Moreover, crashes can sometimes trigger new types of resource leaks. Here is an example of bad scenario we have seen and worry about:

YourService(inputs){ // inputs are untrusted, passed through a REST API
    x,y,z = Parse(inputs)
    Allocate(resourceTypeA, x) // resource A could be a VM
    Allocate(resourceTypeB, y) // resource B could be a storage blob
    Allocate(resourceTypeC, z) --->  crash because of badly formed z
}

If the last line crashes, the resources of types A and B previously allocated are now leaking. This is a logic bug, and whether this code is managed or native is irrelevant.

Below are several approaches to try to find more bugs with RESTler.

1. Increase your API coverage.

   • Make sure all requests are executed at least once (ideally, successfully) in the 'Test' run (see ImprovingCoverage.md).
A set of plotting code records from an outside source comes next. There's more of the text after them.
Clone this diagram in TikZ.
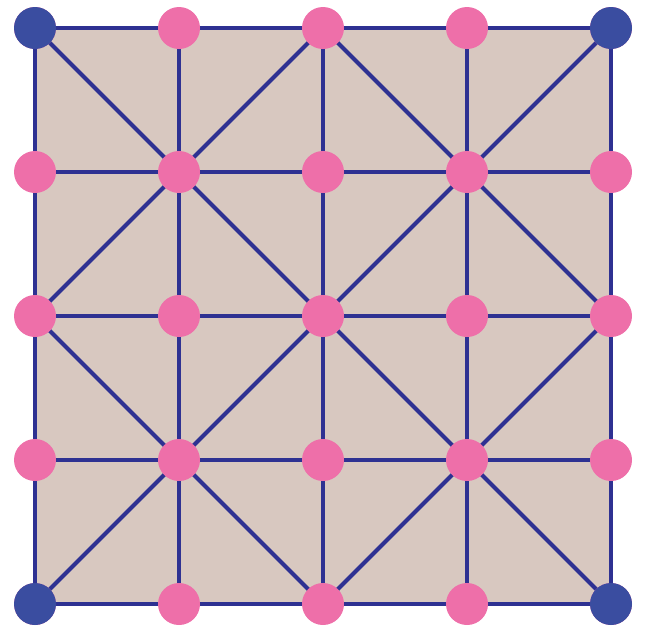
\documentclass[tikz,border=0pt]{standalone}
\begin{document}
\begin{tikzpicture}[x=0.75pt,y=-0.75pt,
  edge/.style={draw=lineblue,line width=3pt},
  pinkdot/.style={circle,fill=dotpink,minimum size=31.5pt,inner sep=0pt},
  bluedot/.style={circle,fill=dotblue,minimum size=31.5pt,inner sep=0pt}]
\definecolor{lineblue}{HTML}{2E3192}
\definecolor{dotpink}{HTML}{EE6FA9}
\definecolor{dotblue}{HTML}{3A4DA0}
\definecolor{paper}{HTML}{D8C8C0}
\useasboundingbox (0,0) rectangle (653,643);
\fill[paper] (35,28) rectangle (611,604);
% coordinates
\foreach \i in {0,...,4}{
  \foreach \j in {0,...,4}{
    \coordinate (c\i\j) at ({35+144*\i},{28+144*\j});
  }
}
% grid lines
\foreach \i in {0,...,4}{
  \draw[edge] (c\i0) -- (c\i4);
  \draw[edge] (c0\i) -- (c4\i);
}
% diagonals
\draw[edge] (c00) -- (c11) -- (c20) -- (c31) -- (c40);
\draw[edge] (c02) -- (c11) -- (c22) -- (c31) -- (c42);
\draw[edge] (c02) -- (c13) -- (c22) -- (c33) -- (c42);
\draw[edge] (c04) -- (c13) -- (c24) -- (c33) -- (c44);
% nodes
\foreach \i in {0,...,4}{
  \foreach \j in {0,...,4}{
    \node[pinkdot] (n\i\j) at (c\i\j) {};
  }
}
\node[bluedot] (b00) at (c00) {};
\node[bluedot] (b40) at (c40) {};
\node[bluedot] (b04) at (c04) {};
\node[bluedot] (b44) at (c44) {};
\end{tikzpicture}
\end{document}
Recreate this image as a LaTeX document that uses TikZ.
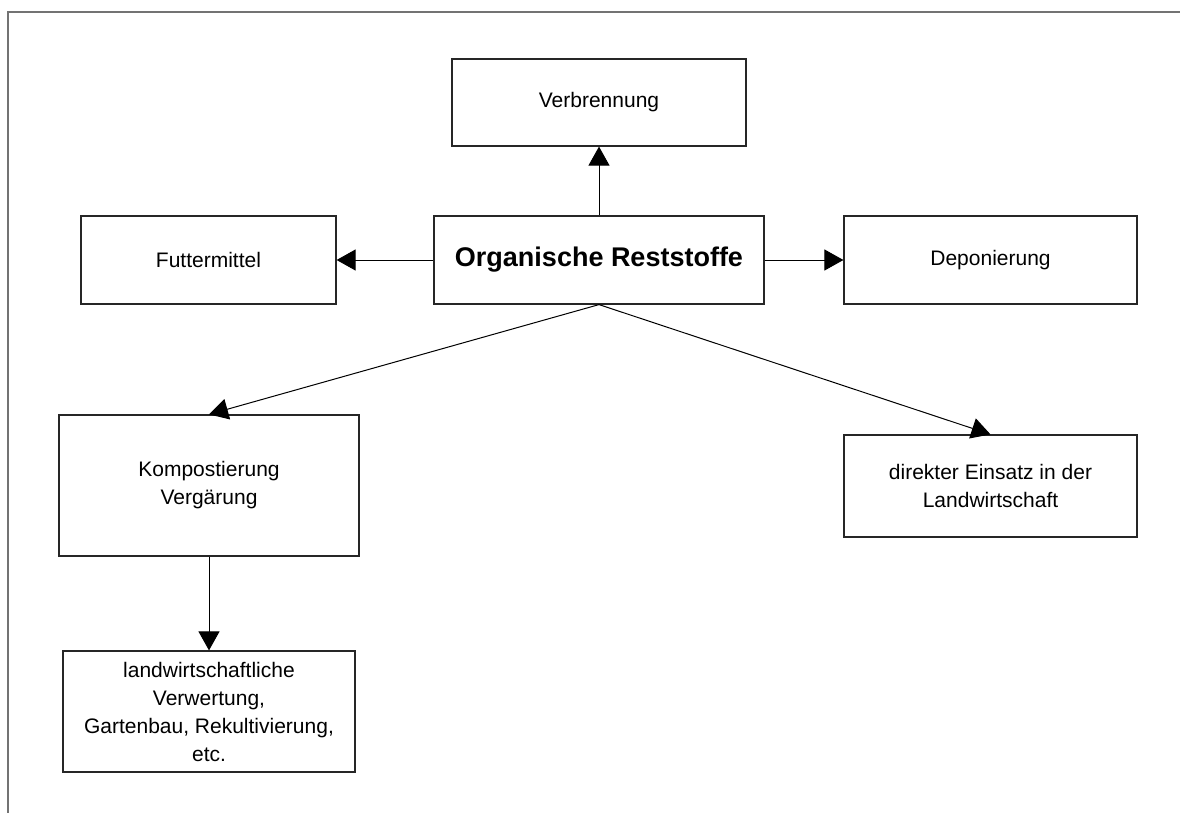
\documentclass[tikz,border=0pt]{standalone}
\usepackage{fontspec}
\setmainfont{Liberation Sans}
\usetikzlibrary{arrows.meta}
\begin{document}
\begin{tikzpicture}[x=1pt,y=-1pt,
  box/.style={draw=black!85,line width=1.2pt,rectangle,inner sep=0pt,align=center,
    font=\fontsize{21}{28}\selectfont},
  conn/.style={line width=1pt,-{Triangle[length=19pt,width=21pt]}},
  frameline/.style={draw=gray!90!black,line width=2pt}]
\useasboundingbox (0,0) rectangle (1180,813);
\coordinate (fa) at (8,813);
\coordinate (fb) at (8,12);
\coordinate (fc) at (1180,12);
\draw[frameline] (fa) -- (fb) -- (fc);

\node[box,minimum width=294pt,minimum height=87pt] (verb) at (599,102.5) {Verbrennung};
\node[box,minimum width=330pt,minimum height=88pt,font=\fontsize{27}{30}\bfseries] (org) at (599,260) {Organische Reststoffe};
\node[box,minimum width=255pt,minimum height=88pt] (fut) at (208.5,260) {Futtermittel};
\node[box,minimum width=293pt,minimum height=88pt] (dep) at (990.5,260) {Deponierung};
\node[box,minimum width=300pt,minimum height=141pt] (komp) at (209,485.5) {Kompostierung\\Vergärung};
\node[box,minimum width=293pt,minimum height=102pt] (dir) at (990.5,486) {direkter Einsatz in der\\Landwirtschaft};
\node[box,minimum width=292pt,minimum height=121pt] (land) at (209,711.5) {landwirtschaftliche\\Verwertung,\\Gartenbau, Rekultivierung,\\etc.};

\draw[conn] (org.north) -- (verb.south);
\draw[conn] (org.west) -- (fut.east);
\draw[conn] (org.east) -- (dep.west);
\draw[conn] (org.south) -- (komp.north);
\draw[conn] (org.south) -- (dir.north);
\draw[conn] (komp.south) -- (land.north);
\end{tikzpicture}
\end{document}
2. Check for corruption bugs that cause all requests to fail.

   • If coverage is good, also confirm you get the same request coverage in the 'Fuzz' run by viewing the summary. It is possible that a bug is triggered during the 'Fuzz' run which causes a subset of requests to always fail or no longer be executed. For example, if all requests start returning "400" after a corruption in the backend, RESTler will not detect any bugs and will simply keep fuzzing. Another variant of this is if all requests start returning 404 because authentication has been corrupted (but the authentication script continues to work).
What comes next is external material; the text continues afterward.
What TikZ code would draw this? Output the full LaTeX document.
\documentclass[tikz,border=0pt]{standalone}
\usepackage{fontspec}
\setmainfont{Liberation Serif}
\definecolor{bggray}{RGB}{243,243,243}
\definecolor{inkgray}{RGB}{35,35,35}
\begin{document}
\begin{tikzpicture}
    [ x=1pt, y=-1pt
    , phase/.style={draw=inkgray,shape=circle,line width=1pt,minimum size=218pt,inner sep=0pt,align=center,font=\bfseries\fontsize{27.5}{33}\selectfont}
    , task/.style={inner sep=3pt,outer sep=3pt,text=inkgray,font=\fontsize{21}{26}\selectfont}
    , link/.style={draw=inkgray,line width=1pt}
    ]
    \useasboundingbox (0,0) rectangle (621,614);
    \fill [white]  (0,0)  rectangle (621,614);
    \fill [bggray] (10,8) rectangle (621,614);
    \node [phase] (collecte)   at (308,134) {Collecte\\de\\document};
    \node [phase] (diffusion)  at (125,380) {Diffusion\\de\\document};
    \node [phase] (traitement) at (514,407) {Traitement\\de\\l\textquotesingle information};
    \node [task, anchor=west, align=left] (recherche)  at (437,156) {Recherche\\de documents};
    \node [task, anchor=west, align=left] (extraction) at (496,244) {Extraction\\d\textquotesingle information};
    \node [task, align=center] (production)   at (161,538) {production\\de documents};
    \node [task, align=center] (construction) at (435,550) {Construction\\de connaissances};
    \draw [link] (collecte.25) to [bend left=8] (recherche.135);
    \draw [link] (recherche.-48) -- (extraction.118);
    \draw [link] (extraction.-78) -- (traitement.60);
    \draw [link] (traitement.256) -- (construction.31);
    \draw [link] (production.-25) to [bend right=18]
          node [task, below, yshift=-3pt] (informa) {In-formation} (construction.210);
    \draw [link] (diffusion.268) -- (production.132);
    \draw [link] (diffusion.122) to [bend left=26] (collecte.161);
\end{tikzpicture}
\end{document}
3. Add more invalid dictionary payloads.

   • Add invalid values to the fuzzable types or restler_custom_payload values in the dictionary. Note: for custom payload values, never remove values, because this will cause the dependent requests to fail and reduce coverage.

4. Increase the number of combinations of parameters that are tried.

• See Engine Settings

5. Increase the time budget.

6. Implement your own checker. See Checkers for further details.

Examples and the fuzzing dictionary both allow you to customize the values that will be sent in the request parameters. Below, we summarize the main differences between their use cases.

• The fuzzing dictionary is intended for assigning values to individual parameters. They may be assigned globally by name (e.g. all properties named api-version should have the dictionary values), or by a specific path to a property in the body (e.g., only /this/specific/property/api-version should have the dictionary values). The dictionary allows providing hand-crafted interesting fuzzable values, or required "magic values," for specific parameters. The fuzzing dictionary cannot express dependencies between different parts of the payload.

• The examples are intended to provide a full payload that RESTler should send. This is primarily used to specify a valid sub-schema and dependent magic values in the payload in order to have the request succeed. At time of this writing, such constraints cannot be expressed in the Swagger/OpenAPI specification. While it is possible to specify more complex payloads by their raw json value in the dictionary, the examples should be used for such payloads, because the RESTler payload body fuzzing will be fully aware of the example schema and intelligently fuzz the examples (it does not do so with raw dictionary values).

• In both cases, you may need to have one dictionary (or examples) for the 'Test' phase (to maximize coverage quickly), and another larger set of dictionary values (or examples) with added invalid payloads for more thorough fuzzing.

• The examples currently require modifying the Swagger definition, but this limitation will be removed in the future.